AIKG-Triton

Triton Introduction

Triton is a high-performance AI kernel programming language, optimized for deep learning applications, supporting both Huawei Ascend and NVIDIA GPU devices. It currently serves as the backend for AIKG Triton kernel generation, providing efficient kernel code generation capabilities.

Reference Code

An example of relu_op generated by AIKG is as follows:

# ref: tests/resources/relu_op/relu_op_triton.py
@triton.jit
def relu_kernel(
    x_ptr,  # Input pointer
    output_ptr,  # Output pointer
    n_elements,  # Total number of elements
    BLOCK_SIZE: tl.constexpr,  # Number of elements processed per block
):
    # Get the program ID
    pid = tl.program_id(axis=0)
    # Calculate the starting position for this block
    block_start = pid * BLOCK_SIZE
    # Create offsets
    offsets = block_start + tl.arange(0, BLOCK_SIZE)
    # Create a mask to ensure no out-of-bounds access
    mask = offsets < n_elements

    # Load input data
    x = tl.load(x_ptr + offsets, mask=mask)

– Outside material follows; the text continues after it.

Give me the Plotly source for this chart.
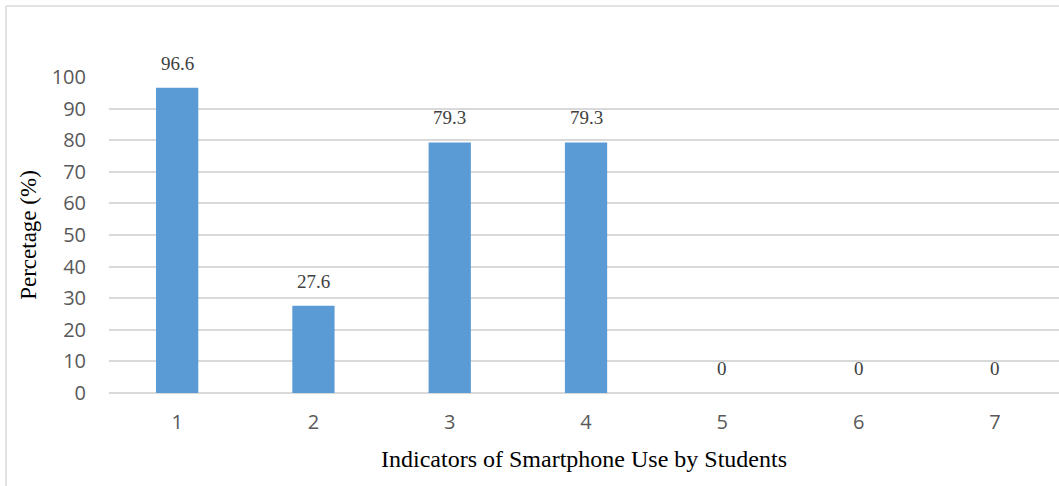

    # Perform ReLU: max(0, x)
    output = tl.maximum(x, 0.0)

    # Store the result
    tl.store(output_ptr + offsets, output, mask=mask)

Supported Backends

Huawei Atlas A2 Training Series Triton Backend Dependencies

Please refer to: https://gitee.com/ascend/triton-ascend

NVIDIA GPU Triton Backend Dependencies

Please refer to: https://github.com/triton-lang/triton